- Born: Hermione Maria-Gabrielle von Urach 21 September 1932 London
- Died: 8 May 1989 (aged 56) Irish Sea
- Spouse: Desmond Guinness
- Children: Patrick and Marina Guinness

= Mariga Guinness =

Architectural conservationist and socialite

Mariga Guinness (born Hermione Maria-Gabrielle von Urach; 21 September 1932 – 8 May 1989) was an architectural conservationist and socialite, and co-founder of the Irish Georgian Society.

==Life==
===Early life and family===
Mariga Guinness was born Hermione Maria-Gabrielle von Urach in London on 21 September 1932. She was the only child of the marriage of Prince Albrecht von Urach, from Lichtenstein Castle, a member of the House of Urach, a morganatic branch of the royal House of Württemberg, and his first wife, Rosemary Blackadder (1901–1975) from Berwickshire in Scotland, a journalist and artist, who were married in Oslo in 1931. She was a princess from birth. For the first few months of her life she was very ill.

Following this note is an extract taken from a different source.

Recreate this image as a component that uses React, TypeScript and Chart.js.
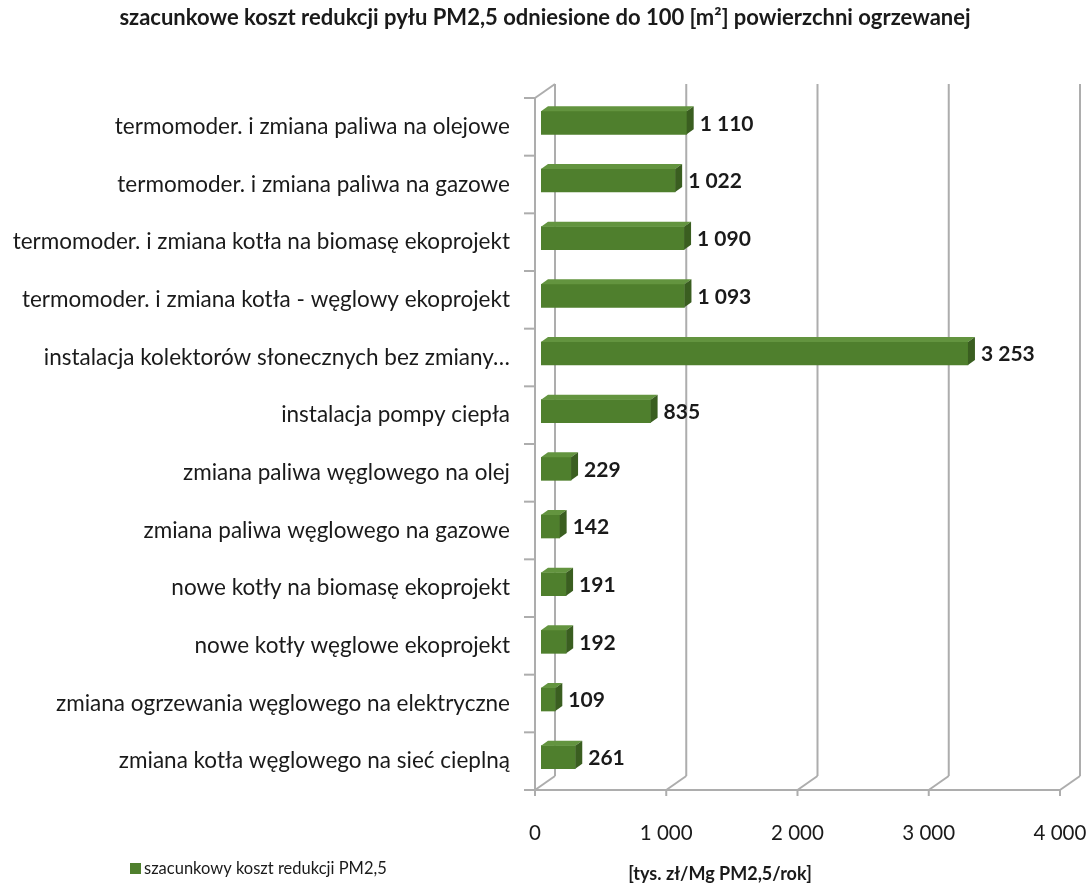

In 1934, her parents, both working as journalists, moved the family to Venice. They later moved again, to Japan. Her mother developed depression, and in 1937 tried to gain uninvited access to Emperor Hirohito's palace with her daughter. This resulted in her mother being arrested, sedated, and deported, which was the beginning of a decline in her mental health which culminated in a lobotomy in 1941 and spending the rest of her life in private mental institutions. Urach was returned to Europe, where she was brought up by her godmother, Hermione Ramsden, in Surrey and Norway, and educated by as many as seventeen governesses, with brief spells in boarding schools. Until the age of eighteen she was known as Gabrielle.

Urach met Desmond Guinness in 1951, when she was nineteen, and they were married in Oxford in 1954. Upon marriage, she became a member of the prominent Guinness family. They had two children, Patrick (born 1956) and Marina (born 1957).

===Life in Ireland===
The couple moved to Ireland in 1955 where they rented Carton House, County Kildare. They shared a love of Georgian architecture which resulted in them buying Leixlip Castle in 1958, and establishing the Irish Georgian Society on 21 February the same year. Through the society they campaigned for the restoration and protection of architectural sites such as Mountjoy Square, the gateway to the Dromana estate in County Waterford, the Tailors' Hall in Dublin, and Conolly's Folly in County Kildare. In 1967 they bought Castletown House, also in County Kildare, with a plan to restore it, and make it a base for the Irish Georgian Society.

During the 1960s Leixlip Castle was a hub for those interested in architecture and conservation, and the Guinnesses worked hands-on on a range of projects. By 1969, their marriage was in difficulties and Mariga moved to London. She later moved to Glenarm, County Antrim to live with Hugh O'Neill, and when that relationship ended, she returned to Leixlip Castle, but a divorce was finalised in 1981. Having lived in Dublin for a time, she rented Tullynisk House, the dower house of Birr Castle in County Offaly in 1983. Guinness became isolated and developed a problem with alcohol. While returning to Ireland from Wales on a car ferry on 8 May 1989 she had a massive heart attack which was compounded by a reaction to an injection of penicillin. She was buried at Conolly's Folly near Castletown.

==Descendants==
Mariga and Desmond had two children, Marina and Patrick. Marina is a patron of the arts and of Irish musicians including Glen Hansard, Damien Rice, and the band Kíla. Marina has three children of her own: Patrick (by Stewart Copeland of The Police), Violet (by photographer Perry Ogden), and Finbar (by record producer Denny Cordell). Through Patrick, Mariga became grandmother of the fashion model Jasmine Guinness.

==Popular culture==
In 2020, a new film on Guinness's life and work, entitled Memory of Mariga, received its US premiere as part of the Elizabethtown Film Festival on Saturday 19 September, at the Crowne Pointe Theatre in Elizabethtown, Kentucky. In 2021, the same film received its Irish premiere at the Fastnet Film Festival.